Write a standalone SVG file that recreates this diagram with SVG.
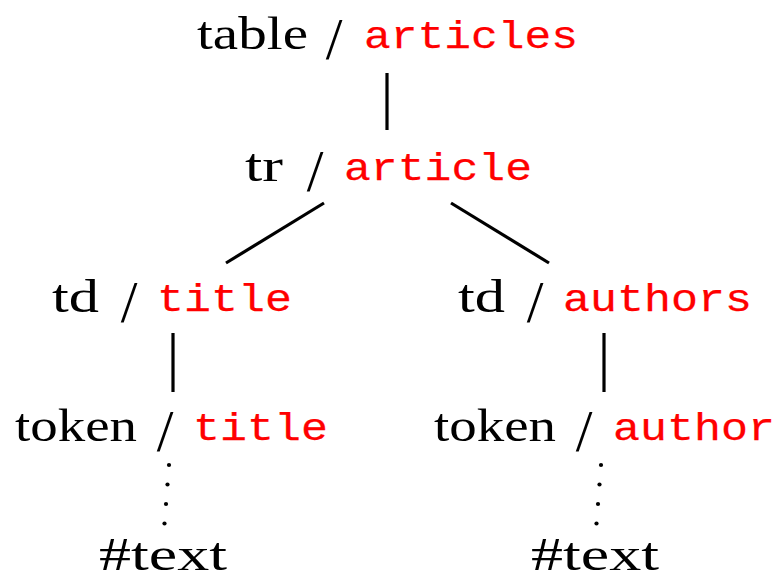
<svg xmlns="http://www.w3.org/2000/svg" width="777" height="579" viewBox="0 0 777 579">
  <style>
    .lbl { font-family: "Liberation Serif", "Times New Roman", serif; font-size: 47px; fill: #000; }
    .sl { font-family: "Liberation Serif", "Times New Roman", serif; font-size: 60px; fill: #000; text-anchor: middle; }
    .tag { font-family: "Liberation Mono", "Courier New", monospace; font-size: 39px; fill: #ff0000; stroke: #ff0000; stroke-width: 0.25; }
    .edge { stroke: #000; stroke-width: 3.2; stroke-linecap: butt; fill: none; }
    .dot { fill: #000; }
  </style>
  <rect width="777" height="579" fill="#fff"/>

  <g id="connectors">
    <line class="edge" x1="387" y1="73" x2="387" y2="130"/>
    <line class="edge" x1="324" y1="203" x2="226" y2="263"/>
    <line class="edge" x1="451" y1="203" x2="549" y2="263"/>
    <line class="edge" x1="173" y1="333" x2="173" y2="392"/>
    <line class="edge" x1="604" y1="333" x2="604" y2="392"/>
    <g id="dots-left">
      <circle class="dot" cx="169" cy="465" r="2.1"/>
      <circle class="dot" cx="167.5" cy="484.5" r="2.1"/>
      <circle class="dot" cx="166" cy="504" r="2.1"/>
      <circle class="dot" cx="164.5" cy="523.5" r="2.1"/>
    </g>
    <g id="dots-right">
      <circle class="dot" cx="601" cy="465" r="2.1"/>
      <circle class="dot" cx="599.5" cy="484.5" r="2.1"/>
      <circle class="dot" cx="598" cy="504" r="2.1"/>
      <circle class="dot" cx="596.5" cy="523.5" r="2.1"/>
    </g>
  </g>

  <g id="node-table">
    <text class="lbl" x="197" y="49" textLength="111" lengthAdjust="spacingAndGlyphs">table</text>
    <text class="sl" x="334" y="59">/</text>
    <text class="tag" x="364" y="48" textLength="214" lengthAdjust="spacingAndGlyphs">articles</text>
  </g>

  <g id="node-tr">
    <text class="lbl" x="245" y="181" textLength="38" lengthAdjust="spacingAndGlyphs">tr</text>
    <text class="sl" x="315" y="191">/</text>
    <text class="tag" x="344" y="180" textLength="188" lengthAdjust="spacingAndGlyphs">article</text>
  </g>

  <g id="node-td-title">
    <text class="lbl" x="52" y="312" textLength="47" lengthAdjust="spacingAndGlyphs">td</text>
    <text class="sl" x="129" y="322">/</text>
    <text class="tag" x="157" y="311" textLength="135" lengthAdjust="spacingAndGlyphs">title</text>
  </g>

  <g id="node-td-authors">
    <text class="lbl" x="458" y="312" textLength="47" lengthAdjust="spacingAndGlyphs">td</text>
    <text class="sl" x="535" y="322">/</text>
    <text class="tag" x="563" y="311" textLength="189" lengthAdjust="spacingAndGlyphs">authors</text>
  </g>

  <g id="node-token-title">
    <text class="lbl" x="15" y="441" textLength="122" lengthAdjust="spacingAndGlyphs">token</text>
    <text class="sl" x="165" y="451">/</text>
    <text class="tag" x="193" y="440" textLength="135" lengthAdjust="spacingAndGlyphs">title</text>
  </g>

  <g id="node-token-author">
    <text class="lbl" x="434" y="441" textLength="122" lengthAdjust="spacingAndGlyphs">token</text>
    <text class="sl" x="584" y="451">/</text>
    <text class="tag" x="613" y="440" textLength="162" lengthAdjust="spacingAndGlyphs">author</text>
  </g>

  <g id="node-text-left">
    <text class="lbl" x="99" y="570" textLength="128" lengthAdjust="spacingAndGlyphs">#text</text>
  </g>

  <g id="node-text-right">
    <text class="lbl" x="531" y="570" textLength="128" lengthAdjust="spacingAndGlyphs">#text</text>
  </g>
</svg>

◆ ◆ ◆

## Aim of the exercise
Extract every line of the data exactly; pictures stay out.

## The result
Write a standalone SVG file that recreates this diagram with SVG.
<svg xmlns="http://www.w3.org/2000/svg" width="777" height="579" viewBox="0 0 777 579">
  <style>
    .lbl { font-family: "Liberation Serif", "Times New Roman", serif; font-size: 47px; fill: #000; }
    .sl { font-family: "Liberation Serif", "Times New Roman", serif; font-size: 60px; fill: #000; text-anchor: middle; }
    .tag { font-family: "Liberation Mono", "Courier New", monospace; font-size: 39px; fill: #ff0000; stroke: #ff0000; stroke-width: 0.25; }
    .edge { stroke: #000; stroke-width: 3.2; stroke-linecap: butt; fill: none; }
    .dot { fill: #000; }
  </style>
  <rect width="777" height="579" fill="#fff"/>

  <g id="connectors">
    <line class="edge" x1="387" y1="73" x2="387" y2="130"/>
    <line class="edge" x1="324" y1="203" x2="226" y2="263"/>
    <line class="edge" x1="451" y1="203" x2="549" y2="263"/>
    <line class="edge" x1="173" y1="333" x2="173" y2="392"/>
    <line class="edge" x1="604" y1="333" x2="604" y2="392"/>
    <g id="dots-left">
      <circle class="dot" cx="169" cy="465" r="2.1"/>
      <circle class="dot" cx="167.5" cy="484.5" r="2.1"/>
      <circle class="dot" cx="166" cy="504" r="2.1"/>
      <circle class="dot" cx="164.5" cy="523.5" r="2.1"/>
    </g>
    <g id="dots-right">
      <circle class="dot" cx="601" cy="465" r="2.1"/>
      <circle class="dot" cx="599.5" cy="484.5" r="2.1"/>
      <circle class="dot" cx="598" cy="504" r="2.1"/>
      <circle class="dot" cx="596.5" cy="523.5" r="2.1"/>
    </g>
  </g>

  <g id="node-table">
    <text class="lbl" x="197" y="49" textLength="111" lengthAdjust="spacingAndGlyphs">table</text>
    <text class="sl" x="334" y="59">/</text>
    <text class="tag" x="364" y="48" textLength="214" lengthAdjust="spacingAndGlyphs">articles</text>
  </g>

  <g id="node-tr">
    <text class="lbl" x="245" y="181" textLength="38" lengthAdjust="spacingAndGlyphs">tr</text>
    <text class="sl" x="315" y="191">/</text>
    <text class="tag" x="344" y="180" textLength="188" lengthAdjust="spacingAndGlyphs">article</text>
  </g>

  <g id="node-td-title">
    <text class="lbl" x="52" y="312" textLength="47" lengthAdjust="spacingAndGlyphs">td</text>
    <text class="sl" x="129" y="322">/</text>
    <text class="tag" x="157" y="311" textLength="135" lengthAdjust="spacingAndGlyphs">title</text>
  </g>

  <g id="node-td-authors">
    <text class="lbl" x="458" y="312" textLength="47" lengthAdjust="spacingAndGlyphs">td</text>
    <text class="sl" x="535" y="322">/</text>
    <text class="tag" x="563" y="311" textLength="189" lengthAdjust="spacingAndGlyphs">authors</text>
  </g>

  <g id="node-token-title">
    <text class="lbl" x="15" y="441" textLength="122" lengthAdjust="spacingAndGlyphs">token</text>
    <text class="sl" x="165" y="451">/</text>
    <text class="tag" x="193" y="440" textLength="135" lengthAdjust="spacingAndGlyphs">title</text>
  </g>

  <g id="node-token-author">
    <text class="lbl" x="434" y="441" textLength="122" lengthAdjust="spacingAndGlyphs">token</text>
    <text class="sl" x="584" y="451">/</text>
    <text class="tag" x="613" y="440" textLength="162" lengthAdjust="spacingAndGlyphs">author</text>
  </g>

  <g id="node-text-left">
    <text class="lbl" x="99" y="570" textLength="128" lengthAdjust="spacingAndGlyphs">#text</text>
  </g>

  <g id="node-text-right">
    <text class="lbl" x="531" y="570" textLength="128" lengthAdjust="spacingAndGlyphs">#text</text>
  </g>
</svg>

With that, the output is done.